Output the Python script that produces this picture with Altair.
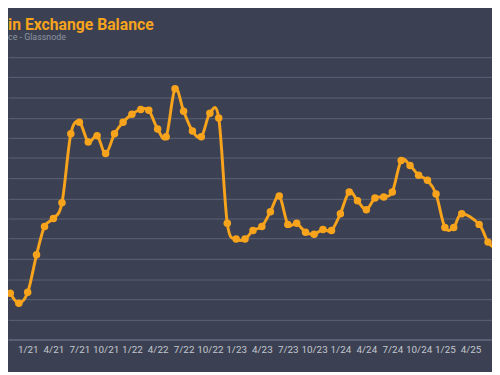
import altair as alt
import pandas as pd

# monthly readings (Apr 2025 not shown in the reference)
months = [
    "2020-11-01", "2020-12-01",
    "2021-01-01", "2021-02-01", "2021-03-01", "2021-04-01", "2021-05-01", "2021-06-01",
    "2021-07-01", "2021-08-01", "2021-09-01", "2021-10-01", "2021-11-01", "2021-12-01",
    "2022-01-01", "2022-02-01", "2022-03-01", "2022-04-01", "2022-05-01", "2022-06-01",
    "2022-07-01", "2022-08-01", "2022-09-01", "2022-10-01", "2022-11-01", "2022-12-01",
    "2023-01-01", "2023-02-01", "2023-03-01", "2023-04-01", "2023-05-01", "2023-06-01",
    "2023-07-01", "2023-08-01", "2023-09-01", "2023-10-01", "2023-11-01", "2023-12-01",
    "2024-01-01", "2024-02-01", "2024-03-01", "2024-04-01", "2024-05-01", "2024-06-01",
    "2024-07-01", "2024-08-01", "2024-09-01", "2024-10-01", "2024-11-01", "2024-12-01",
    "2025-01-01", "2025-02-01", "2025-03-01", "2025-05-01", "2025-06-01", "2025-07-01",
]
balance = [
    229, 180,
    234, 420, 561, 600, 678, 1020,
    1078, 980, 1010, 922, 1020, 1078,
    1117, 1141, 1137, 1044, 1005, 1244,
    1132, 1034, 1005, 1122, 1098, 576,
    498, 498, 541, 561, 634, 712,
    571, 576, 532, 522, 546, 541,
    624, 732, 688, 644, 702, 707,
    732, 888, 863, 815, 790, 722,
    556, 556, 624, 571, 483, 449,
]

# text as visible in the (cropped) reference
title_text = ["in Exchange Balance"]
subtitle_text = ["ce - Glassnode"]

BG = "#3b4152"
ORANGE = "#f7a31c"

df = pd.DataFrame({"month": months, "balance": balance})

x_ticks = [alt.DateTime(year=y, month=m, date=1, utc=True)
           for y in range(2021, 2026) for m in (1, 4, 7, 10)
           if not (y == 2025 and m >= 7)]

x_enc = alt.X(
    "month:T",
    scale=alt.Scale(
        type="utc",
        domain=[alt.DateTime(year=2020, month=10, date=24, utc=True),
                alt.DateTime(year=2025, month=6, date=15, utc=True)],
    ),
    axis=alt.Axis(
        title=None, values=x_ticks, format="%-m/%y", grid=False,
        ticks=False, domain=True, domainColor="#6a7184", domainWidth=1,
        labelColor="#c3c7d0", labelFontSize=10, labelFont="Roboto",
        labelPadding=5, labelFlush=False, labelOverlap=False,
    ),
)
y_enc = alt.Y(
    "balance:Q",
    scale=alt.Scale(domain=[0, 1400], nice=False, zero=True),
    axis=alt.Axis(
        title=None, values=list(range(0, 1401, 100)), grid=True,
        gridColor="#5c6375", gridWidth=1, ticks=False, domain=False,
        labels=False,
    ),
)

line = alt.Chart(df).mark_line(
    color=ORANGE, strokeWidth=3, interpolate="cardinal", clip=True,
    point=alt.OverlayMarkDef(filled=True, size=58, color=ORANGE, opacity=1),
).encode(x=x_enc, y=y_enc)

title = alt.Chart(pd.DataFrame({"t": title_text})).mark_text(
    align="left", baseline="alphabetic", font="Roboto", fontSize=16,
    fontWeight="bold", color=ORANGE,
).encode(text="t:N", x=alt.value(0), y=alt.value(-28))

subtitle = alt.Chart(pd.DataFrame({"t": subtitle_text})).mark_text(
    align="left", baseline="alphabetic", font="Roboto", fontSize=9,
    color="#8d93a1",
).encode(text="t:N", x=alt.value(0), y=alt.value(-17))

chart = alt.layer(line, title, subtitle).properties(
    width=492, height=287,
    background=BG,
    padding={"left": 0, "right": 0, "top": 47, "bottom": 30},
    autosize=alt.AutoSizeParams(type="none"),
).configure_view(stroke=None)

chart.save("out.html", embed_options={"renderer": "svg", "actions": False})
|---|
STATED EXERCISE
Without the pictures, return the listing above from its first line through the line that has "if not (y == 2025 and m >= 7)]".

ANSWER FOR THE TASK
Output the Python script that produces this picture with Altair.
import altair as alt
import pandas as pd

# monthly readings (Apr 2025 not shown in the reference)
months = [
    "2020-11-01", "2020-12-01",
    "2021-01-01", "2021-02-01", "2021-03-01", "2021-04-01", "2021-05-01", "2021-06-01",
    "2021-07-01", "2021-08-01", "2021-09-01", "2021-10-01", "2021-11-01", "2021-12-01",
    "2022-01-01", "2022-02-01", "2022-03-01", "2022-04-01", "2022-05-01", "2022-06-01",
    "2022-07-01", "2022-08-01", "2022-09-01", "2022-10-01", "2022-11-01", "2022-12-01",
    "2023-01-01", "2023-02-01", "2023-03-01", "2023-04-01", "2023-05-01", "2023-06-01",
    "2023-07-01", "2023-08-01", "2023-09-01", "2023-10-01", "2023-11-01", "2023-12-01",
    "2024-01-01", "2024-02-01", "2024-03-01", "2024-04-01", "2024-05-01", "2024-06-01",
    "2024-07-01", "2024-08-01", "2024-09-01", "2024-10-01", "2024-11-01", "2024-12-01",
    "2025-01-01", "2025-02-01", "2025-03-01", "2025-05-01", "2025-06-01", "2025-07-01",
]
balance = [
    229, 180,
    234, 420, 561, 600, 678, 1020,
    1078, 980, 1010, 922, 1020, 1078,
    1117, 1141, 1137, 1044, 1005, 1244,
    1132, 1034, 1005, 1122, 1098, 576,
    498, 498, 541, 561, 634, 712,
    571, 576, 532, 522, 546, 541,
    624, 732, 688, 644, 702, 707,
    732, 888, 863, 815, 790, 722,
    556, 556, 624, 571, 483, 449,
]

# text as visible in the (cropped) reference
title_text = ["in Exchange Balance"]
subtitle_text = ["ce - Glassnode"]

BG = "#3b4152"
ORANGE = "#f7a31c"

df = pd.DataFrame({"month": months, "balance": balance})

x_ticks = [alt.DateTime(year=y, month=m, date=1, utc=True)
           for y in range(2021, 2026) for m in (1, 4, 7, 10)
           if not (y == 2025 and m >= 7)]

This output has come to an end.